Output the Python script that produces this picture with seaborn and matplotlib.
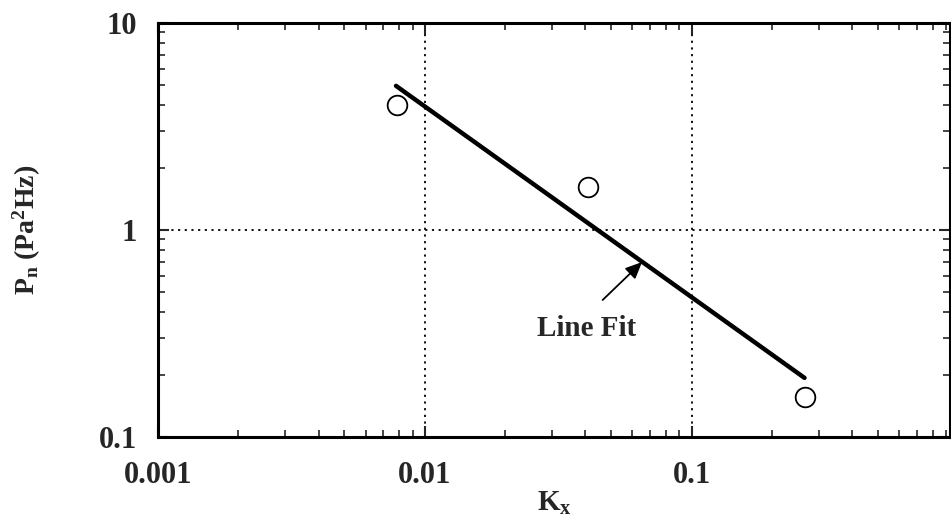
import numpy as np
import pandas as pd
import matplotlib
matplotlib.use('Agg')
import matplotlib.pyplot as plt
import seaborn as sns
from matplotlib.ticker import LogLocator, NullFormatter, FixedLocator

# ── Data ──────────────────────────────────────────────────────────────────────
kx_points = [0.0079, 0.041, 0.267]
pn_points = [4.0, 1.62, 0.156]

fit_kx = [0.0078, 0.265]
fit_pn = [4.97, 0.193]

x_ticks  = [0.001, 0.01, 0.1]
x_labels = ['0.001', '0.01', '0.1']
y_ticks  = [0.1, 1, 10]
y_labels = ['0.1', '1', '10']

pts_df = pd.DataFrame({'Kx': kx_points, 'Pn': pn_points})
fit_df = pd.DataFrame({'Kx': fit_kx, 'Pn': fit_pn})

# ── Style ─────────────────────────────────────────────────────────────────────
sns.set_style('ticks')
plt.rcParams['font.family'] = ['Liberation Serif', 'DejaVu Serif']
plt.rcParams['font.weight'] = 'bold'
plt.rcParams['mathtext.fontset'] = 'custom'
plt.rcParams['mathtext.rm'] = 'Liberation Serif:bold'
plt.rcParams['mathtext.it'] = 'Liberation Serif:bold'

fig = plt.figure(figsize=(9.51, 5.21), dpi=100)
# the original scan is cropped just past 0.9 on the x axis
ax = fig.add_axes([158 / 951, 1 - 437 / 521, 792 / 951, 414 / 521])

sns.lineplot(data=fit_df, x='Kx', y='Pn', ax=ax, color='black', lw=3.2)
sns.scatterplot(data=pts_df, x='Kx', y='Pn', ax=ax, marker='o', s=200,
                facecolor='white', edgecolor='black', linewidth=1.3, zorder=5)

ax.set_xscale('log'); ax.set_yscale('log')
ax.set_xlim(0.001, 0.93); ax.set_ylim(0.1, 10)

ax.xaxis.set_major_locator(FixedLocator(x_ticks))
ax.set_xticklabels(x_labels)
ax.yaxis.set_major_locator(FixedLocator(y_ticks))
ax.set_yticklabels(y_labels)
ax.xaxis.set_minor_locator(LogLocator(base=10, subs=np.arange(2, 10)))
ax.yaxis.set_minor_locator(LogLocator(base=10, subs=np.arange(2, 10)))
ax.xaxis.set_minor_formatter(NullFormatter())
ax.yaxis.set_minor_formatter(NullFormatter())

ax.tick_params(which='major', direction='in', length=8, width=1.5,
               top=True, right=True, labelsize=22)
ax.tick_params(axis='x', which='major', pad=17)
ax.tick_params(axis='y', which='major', pad=15)
ax.tick_params(which='minor', direction='in', length=5, width=1.2,
               top=True, right=True)
for lab in ax.get_xticklabels() + ax.get_yticklabels():
    lab.set_fontweight('bold')

for s in ax.spines.values():
    s.set_linewidth(2.2); s.set_color('black')

ax.grid(True, which='major', ls=(0, (1.2, 2.5)), color='black', lw=1.3)

ax.set_xlabel(r'K$_\mathregular{x}$', fontsize=21, fontweight='bold', labelpad=0)
ax.set_ylabel(r'P$_\mathregular{n}$ (Pa$^\mathregular{2}$Hz)', fontsize=20,
              fontweight='bold', labelpad=40)

# annotation: arrow and text placed separately
ax.annotate('', xy=(0.0652, 0.70), xytext=(0.0464, 0.459),
            arrowprops=dict(arrowstyle='-|>,head_length=1.0,head_width=0.45',
                            color='black', lw=1.3, shrinkA=0, shrinkB=0))
ax.text(0.0403, 0.336, 'Line Fit', ha='center', va='center',
        fontsize=21, fontweight='bold')

fig.savefig('out.png', dpi=100)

+===+

**To be done**
Omitting all pictures, restate exactly the lines of the material from its start through the line that contains "from matplotlib.ticker import".

**Final result**
Output the Python script that produces this picture with seaborn and matplotlib.
import numpy as np
import pandas as pd
import matplotlib
matplotlib.use('Agg')
import matplotlib.pyplot as plt
import seaborn as sns
from matplotlib.ticker import LogLocator, NullFormatter, FixedLocator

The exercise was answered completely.